WRITTEN EXERCISE - Give all of the lines again exactly as they read.

DATA SEGMENT -
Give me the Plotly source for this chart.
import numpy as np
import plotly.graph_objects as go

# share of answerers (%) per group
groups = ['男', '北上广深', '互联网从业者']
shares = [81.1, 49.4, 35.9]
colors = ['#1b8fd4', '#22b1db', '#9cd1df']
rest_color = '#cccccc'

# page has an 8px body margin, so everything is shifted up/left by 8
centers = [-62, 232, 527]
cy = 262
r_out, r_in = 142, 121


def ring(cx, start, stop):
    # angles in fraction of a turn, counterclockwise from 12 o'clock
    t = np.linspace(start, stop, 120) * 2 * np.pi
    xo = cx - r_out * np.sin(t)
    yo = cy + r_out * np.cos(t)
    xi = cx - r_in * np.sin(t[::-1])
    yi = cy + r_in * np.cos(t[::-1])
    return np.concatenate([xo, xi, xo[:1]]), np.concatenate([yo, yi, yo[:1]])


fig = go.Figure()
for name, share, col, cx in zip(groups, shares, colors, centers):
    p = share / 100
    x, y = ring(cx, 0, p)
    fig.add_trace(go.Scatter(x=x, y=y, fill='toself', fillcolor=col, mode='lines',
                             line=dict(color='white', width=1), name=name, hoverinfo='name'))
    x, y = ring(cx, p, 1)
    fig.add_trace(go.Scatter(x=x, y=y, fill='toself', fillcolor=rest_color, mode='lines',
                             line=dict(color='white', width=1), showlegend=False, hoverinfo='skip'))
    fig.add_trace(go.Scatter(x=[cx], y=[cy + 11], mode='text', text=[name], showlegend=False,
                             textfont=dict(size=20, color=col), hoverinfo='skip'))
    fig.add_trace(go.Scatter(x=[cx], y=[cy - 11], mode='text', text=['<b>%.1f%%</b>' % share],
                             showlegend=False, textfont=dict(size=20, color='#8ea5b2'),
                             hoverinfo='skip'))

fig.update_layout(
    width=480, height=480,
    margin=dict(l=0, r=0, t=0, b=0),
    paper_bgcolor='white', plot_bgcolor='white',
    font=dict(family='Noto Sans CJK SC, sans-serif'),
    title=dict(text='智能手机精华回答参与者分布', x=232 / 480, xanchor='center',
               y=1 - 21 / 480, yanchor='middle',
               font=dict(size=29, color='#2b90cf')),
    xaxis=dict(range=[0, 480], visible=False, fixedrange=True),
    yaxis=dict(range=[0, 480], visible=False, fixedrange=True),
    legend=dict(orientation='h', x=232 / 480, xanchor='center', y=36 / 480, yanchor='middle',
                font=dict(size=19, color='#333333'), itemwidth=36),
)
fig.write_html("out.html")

THE SOLUTION -
Give me the Plotly source for this chart.
import numpy as np
import plotly.graph_objects as go

# share of answerers (%) per group
groups = ['男', '北上广深', '互联网从业者']
shares = [81.1, 49.4, 35.9]
colors = ['#1b8fd4', '#22b1db', '#9cd1df']
rest_color = '#cccccc'

# page has an 8px body margin, so everything is shifted up/left by 8
centers = [-62, 232, 527]
cy = 262
r_out, r_in = 142, 121


def ring(cx, start, stop):
    # angles in fraction of a turn, counterclockwise from 12 o'clock
    t = np.linspace(start, stop, 120) * 2 * np.pi
    xo = cx - r_out * np.sin(t)
    yo = cy + r_out * np.cos(t)
    xi = cx - r_in * np.sin(t[::-1])
    yi = cy + r_in * np.cos(t[::-1])
    return np.concatenate([xo, xi, xo[:1]]), np.concatenate([yo, yi, yo[:1]])


fig = go.Figure()
for name, share, col, cx in zip(groups, shares, colors, centers):
    p = share / 100
    x, y = ring(cx, 0, p)
    fig.add_trace(go.Scatter(x=x, y=y, fill='toself', fillcolor=col, mode='lines',
                             line=dict(color='white', width=1), name=name, hoverinfo='name'))
    x, y = ring(cx, p, 1)
    fig.add_trace(go.Scatter(x=x, y=y, fill='toself', fillcolor=rest_color, mode='lines',
                             line=dict(color='white', width=1), showlegend=False, hoverinfo='skip'))
    fig.add_trace(go.Scatter(x=[cx], y=[cy + 11], mode='text', text=[name], showlegend=False,
                             textfont=dict(size=20, color=col), hoverinfo='skip'))
    fig.add_trace(go.Scatter(x=[cx], y=[cy - 11], mode='text', text=['<b>%.1f%%</b>' % share],
                             showlegend=False, textfont=dict(size=20, color='#8ea5b2'),
                             hoverinfo='skip'))

fig.update_layout(
    width=480, height=480,
    margin=dict(l=0, r=0, t=0, b=0),
    paper_bgcolor='white', plot_bgcolor='white',
    font=dict(family='Noto Sans CJK SC, sans-serif'),
    title=dict(text='智能手机精华回答参与者分布', x=232 / 480, xanchor='center',
               y=1 - 21 / 480, yanchor='middle',
               font=dict(size=29, color='#2b90cf')),
    xaxis=dict(range=[0, 480], visible=False, fixedrange=True),
    yaxis=dict(range=[0, 480], visible=False, fixedrange=True),
    legend=dict(orientation='h', x=232 / 480, xanchor='center', y=36 / 480, yanchor='middle',
                font=dict(size=19, color='#333333'), itemwidth=36),
)
fig.write_html("out.html")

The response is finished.